Soon after that, Older Son cornered me in a quiet moment and asked me if he was mentally ill. By this time Younger Son had hit first grade, and his teacher had insisted that he needed to be medicated too. The Ritalin the doctor had him on caused his behavior to hit the skids. I was at my wit’s end, and that’s when I grew a backbone. My kids weren’t sick, they weren’t broken, or damaged. They were just different.

At first I thought the teachers and administrators must know best because they are the professionals, right? Let me tell you what complete and utter B.S. that is. When I finally got it, when I finally really understood what a racket the schools and pediatricians have going on up here with the whole medicated child idea, I was heartbroken for having gone along with it, and for having medicated my kids, when they just needed extra help in reading and math. They needed a school environment that kept them interested and engaged, rather than sitting in a box all day trying to pay attention to dry subjects that don’t have any real meaning for them because their hands aren’t engaged along with their heads.

When I pushed back and fought against drugging my kids, the teachers weren’t happy. In fact, they if weren’t openly angry about it, they treated me as though I was being a neglectful parent by not drugging my kids. I’d like to speak to those teachers who said my kids wouldn’t make it without drugs. Both are doing well. Not only is Older Son doing very well in school, but he also holds a part-time job. Younger Son, who, as far as his Fourth Grade Monster (ahem, teacher) was concerned wouldn’t ever do well or be much of a reader, manages some how to get on the honor roll every freaking quarter. Success with no drugs…I’d very much like them to stick that in their pipes and smoke it, and smoke it hard.

But, I’ve digressed. As you can tell, education of our youth is something I’m pretty passionate about, given my experiences as a parent. And as a child, too. I didn’t do well in the cookie cutter environment either, but back then there wasn’t the idea of medicating your kid if he or she didn’t fit the mold.

Having said all that,  I think Green can have more meanings that just the materials you use to create a dwelling or how you treat your environment. I think Green means fresh thinking. I think it means thinking out of the box. I think it means teaching children how to be live successfully in their local environments by integrating topics across classes. I think it means constructing the idea of schools being more sustainable on their own, and teaching the kids about living sustainably.

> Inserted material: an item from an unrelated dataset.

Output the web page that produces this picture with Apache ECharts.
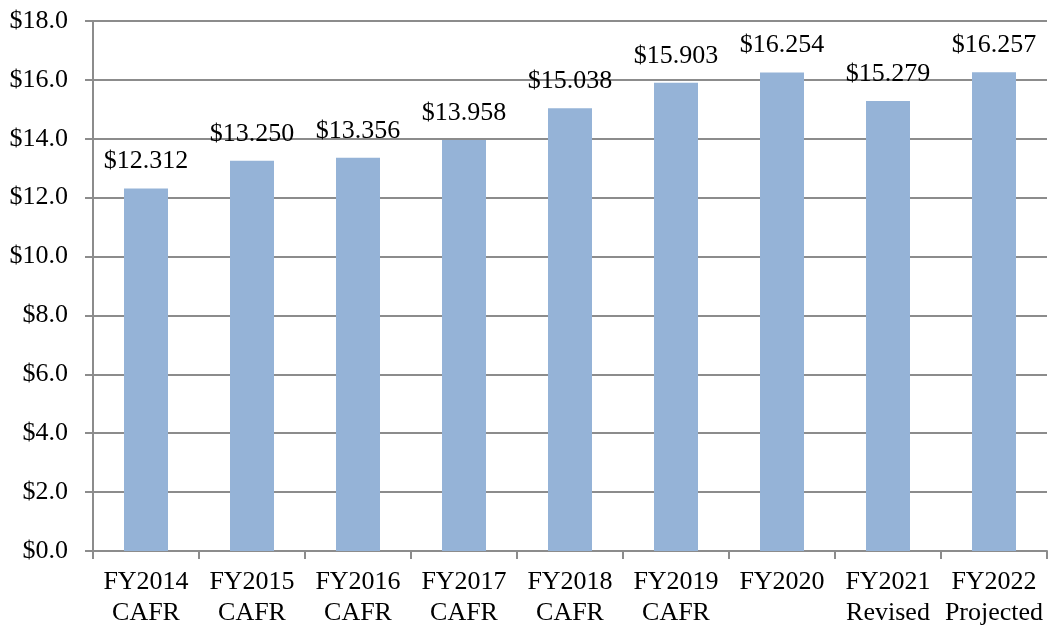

Most importantly, kids need to move. Keeping a kid captive in a chair for most of a day without much in the way of making what little movement time they get relevant to what they’re learning is not good. Memory is made stronger when your body is engaged with what you’re hearing and talking about, so what’s being taught will be that much easier to remember and integrate into their daily lives. Teach practical topics along with the three R’s so that it’s all one integrated, meaningful stream of knowledge. Meaningful, I think, is the operative word here. Parental and community involvement is also key. It really does take a village to raise a child. If one leg of the Parent-Community-School triad is busted, it just makes it that much harder for the kids to grow up whole and become ready to face the world as adults.

I think schools in harsh climates have a tougher job, and I see strides toward integrative teaching methods, but there’s more work to be done. I know it isn’t easy, and it’s simple of me to sit here and blog my heart out about it, but I truly think it’s something that can be done.  If you found the video interesting, there is more where that came from. Double click on the video and that should take you to you tube. John and Cynthia Hardy have some really good ideas about education, and I hope it catches on across the world like a prairie fire. It’s not just the structure that houses the school that’s impressive, but what goes on inside.